Brexit, remember that? Well, the UK is rapidly on the road to departure from the EU and many people are pondering the implications this will have in their lives including number plates – UK Show Plates explains more.
Will Brexit impact UK number plates?
The reason this is a hot topic of conversation first off is the question of the flags. At the moment, UK motorists are allowed to have one of four flags on their number plate:-
- The Union Jack
- The Cross of St. George
- The Scottish Saltire
- The Welsh Dragon
There is a fifth emblem which is not a flag and that is the Euro symbol. For some people who are proudly displaying the Euro symbol, the big question is, can they still have it after the UK leaves Europe or will they have to have new plates made with one of the four flags or absent anything?
The motor industry view at the moment is that there shouldn’t be any legal obligation to remove the EU symbol from a number plate once the UK has officially left the European Union. There are thousands of cars in the UK currently sporting plates with the EU symbol. However, motorists ordering new plates are steering clear of it just in case it does become an official regulation to remove it from the display.
What about UK cars travelling in Europe?
The current DVLA guidelines state that if you have the EU symbol or the GB flag on your number plates whilst travelling in Europe, then you do not also need a GB sticker which is why so many motorists use the flags. If you have number plates with one of the other flags then it must also indicate the country of origin so, for example, the Scottish Saltire would also have ‘SCO’ on the plate. Cars with plain number plates without a designated flag or the EU symbol must carry a GB sticker if they are driving in Europe.
What happens after Britain finally leaves the EU is anyone’s guess and it will be up to the DVLA to determine how to proceed. It may well be that all cars are again required to carry a GB sticker if they venture onto the continent.
What about the format of UK number plates?

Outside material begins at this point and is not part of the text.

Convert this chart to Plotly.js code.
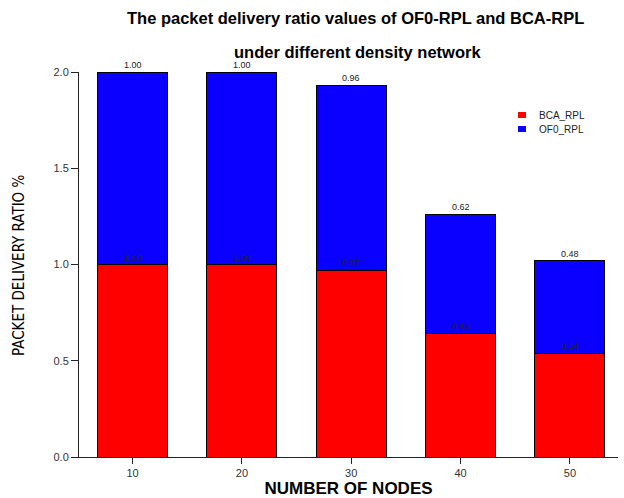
<!DOCTYPE html>
<html>
<head>
<meta charset="utf-8">
<script src="https://cdn.plot.ly/plotly-3.0.1.min.js"></script>
<style>html,body{margin:0;padding:0;background:#fff;}#chart{width:624px;height:498px;}</style>
</head>
<body>
<div id="chart"></div>
<script>
const nodes = [10, 20, 30, 40, 50];
const bcaRPL = [1.00, 1.00, 0.97, 0.64, 0.54];
const of0RPL = [1.00, 1.00, 0.96, 0.62, 0.48];
const yTicks = [0, 0.5, 1.0, 1.5, 2.0];
const seriesNames = ['BCA_RPL', 'OF0_RPL'];
const seriesColors = ['#ff0000', '#0a00ff'];
const titleLines = ["The packet delivery ratio values of OF0-RPL and BCA-RPL", "under different density network"];

// plot area in pixels (for paper-coordinate conversions of decorations)
const L = 79, R = 6, T = 72, B = 41, W = 624, H = 498;
const pw = W - L - R, ph = H - T - B;
const px2x = p => (p - L) / pw;
const py2y = p => (H - B - p) / ph;

const lineStyle = {color: '#000', width: 1};
const traces = [
  {type: 'bar', x: nodes, y: bcaRPL, name: seriesNames[0], width: 6.4,
   marker: {color: seriesColors[0], line: lineStyle}, hoverinfo: 'none'},
  {type: 'bar', x: nodes, y: of0RPL, name: seriesNames[1], width: 6.4,
   marker: {color: seriesColors[1], line: lineStyle}, hoverinfo: 'none'}
];

const labelFont = {family: 'Liberation Sans, Arial, sans-serif', size: 9, color: '#222'};
const annotations = [];
nodes.forEach((n, i) => {
  annotations.push({x: n, y: bcaRPL[i], xref: 'x', yref: 'y', text: bcaRPL[i].toFixed(2),
    showarrow: false, yanchor: 'bottom', font: labelFont});
  annotations.push({x: n, y: bcaRPL[i] + of0RPL[i], xref: 'x', yref: 'y', text: of0RPL[i].toFixed(2),
    showarrow: false, yanchor: 'bottom', font: labelFont});
});
const titleFont = {family: 'Liberation Sans, Arial, sans-serif', size: 16.5, color: '#000'};
annotations.push({xref: 'paper', yref: 'paper', x: px2x(355), y: py2y(18), yanchor: 'middle',
  text: '<b>' + titleLines[0] + '</b>', showarrow: false, font: titleFont});
annotations.push({xref: 'paper', yref: 'paper', x: px2x(357), y: py2y(52), yanchor: 'middle',
  text: '<b>' + titleLines[1] + '</b>', showarrow: false, font: titleFont});
// y axis title
annotations.push({xref: 'paper', yref: 'paper', x: px2x(19), y: py2y(265), xanchor: 'center', yanchor: 'middle',
  textangle: -90, text: 'PACKET DELIVERY RATIO %', showarrow: false,
  font: {family: 'DejaVu Sans Condensed, Liberation Sans Narrow, Liberation Sans, sans-serif', size: 15, color: '#000'}});

// manual legend
const shapes = [];
const legendRows = [115, 129];
seriesNames.forEach((nm, k) => {
  const cy = legendRows[k];
  shapes.push({type: 'rect', xref: 'paper', yref: 'paper', x0: px2x(518), x1: px2x(526),
    y0: py2y(cy + 3), y1: py2y(cy - 3), fillcolor: seriesColors[k], line: {width: 0}});
  annotations.push({xref: 'paper', yref: 'paper', x: px2x(537), y: py2y(cy), xanchor: 'left', yanchor: 'middle',
    text: nm, showarrow: false, font: {family: 'Liberation Sans, Arial, sans-serif', size: 10, color: '#222'}});
});

const layout = {
  width: W, height: H,
  margin: {l: L, r: R, t: T, b: B},
  paper_bgcolor: '#fff', plot_bgcolor: '#fff',
  barmode: 'stack',
  showlegend: false,
  xaxis: {
    range: [5.1, 54.4], tickvals: nodes, ticktext: nodes.map(String),
    showgrid: false, zeroline: false, showline: true, linecolor: '#222', linewidth: 1,
    ticks: 'outside', ticklen: 6, tickcolor: '#222',
    tickfont: {family: 'Liberation Sans, Arial, sans-serif', size: 11, color: '#333'},
    title: {text: '<b>NUMBER OF NODES</b>', standoff: 6,
      font: {family: 'Liberation Sans, Arial, sans-serif', size: 17, color: '#000'}}
  },
  yaxis: {
    range: [0, 2], tickvals: yTicks, tickformat: '.1f',
    showgrid: false, zeroline: false, showline: true, linecolor: '#222', linewidth: 1,
    ticks: 'outside', ticklen: 7, tickcolor: '#222',
    tickfont: {family: 'Liberation Sans, Arial, sans-serif', size: 11, color: '#333'}
  },
  shapes: shapes,
  annotations: annotations
};
Plotly.newPlot('chart', traces, layout, {displayModeBar: false, staticPlot: true});
</script>
</body>
</html>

Number plate composition is usually a matter for a country’s internal legislation hence why there are so many different styles from nation to nation. In the UK, number plate format is controlled by the DVLA and has nothing to do with European Union legislation so there are no planned changes to the format because of Brexit.
Are there any other changes ahead for UK plates?
The anticipated uptake of Electric Vehicles or EVs may bring one change to UK plates that could make other drivers green with envy. The government is considering altering the number plate for EVs which makes them quickly and easily identifiable for local authorities who might want to promote zero-emission vehicles by allowing them to use bus lanes or offering free parking in city centres. One of the proposals is a wholly green number plate or a registration plate with a green border or sideband.
The government is keen to introduce some sort of visual recognition because it feels that to do so would lead to an uptake in the use of EVs on the UK’s roads. A similar licence plate scheme in Canada on a trial basis did lead to an increase in the number of Electric Vehicle registrations. In Norway, Electric Vehicles are identified by an ‘e’ at the start of their number plate registration. It could be something of a badge of honour for environmentally conscious motorists keen to advertise their green credentials. The Department for Transport has piloted three potential green number plates designs and is taking industry-wide consultation as to which would be the best one to adopt.
Personalised Brexit number plates
For those motorists who voted for Brexit and who are keen to reinforce the point to others both in the UK and abroad, there has been a healthy trade in personalised registrations which capture the message. One of the very best on offer is ‘T1 XRB’ which when viewed in the rearview mirror spells out Brexit, very clever. Other smart numbers include ‘EU20 GON’ and ‘EU20 BRX’ and ‘EU20 BYE’ and ‘EU20 OUT’, popular amongst motorists as well as collectors who have an eye for the future and the possible value of these plates in years to come. Since the Second World War, Brexit has been one of the most significant events in decades in the UK and these plates are sure to increase in price as the years go by. Plates can be bought and held on certificate for up to ten years and then that certification can be renewed for a further ten years.
Is there a broader Brexit impact on UK motorists?
Certainly, many in the industry think that car prices will go up. But will there be any other impact on the daily lives of the UK motorist?
If you are driving in Europe then you should carry your driving licence with you at all times. You may also need an International Driving Permit (IDP) depending on your destination country and the countries that you are driving through. An IDP can be bought from a Post Office for £5.50.
With regard to motor insurance, drivers will also need a motor insurance Green Card for their vehicle, caravan or trailer. This Green Card demonstrates that your motor insurance policy covers the minimum legal insurance requirements for the country that you are travelling in or through. Green Cards are issued by your motor insurer and you should allow around four weeks before you travel when you request one to allow the insurer enough time to process it so that it is definitely with you before you depart. You may need multiple green cards depending on your number of vehicles; some countries require a Green Card for each separate vehicle so one for the car and one for the caravan or trailer.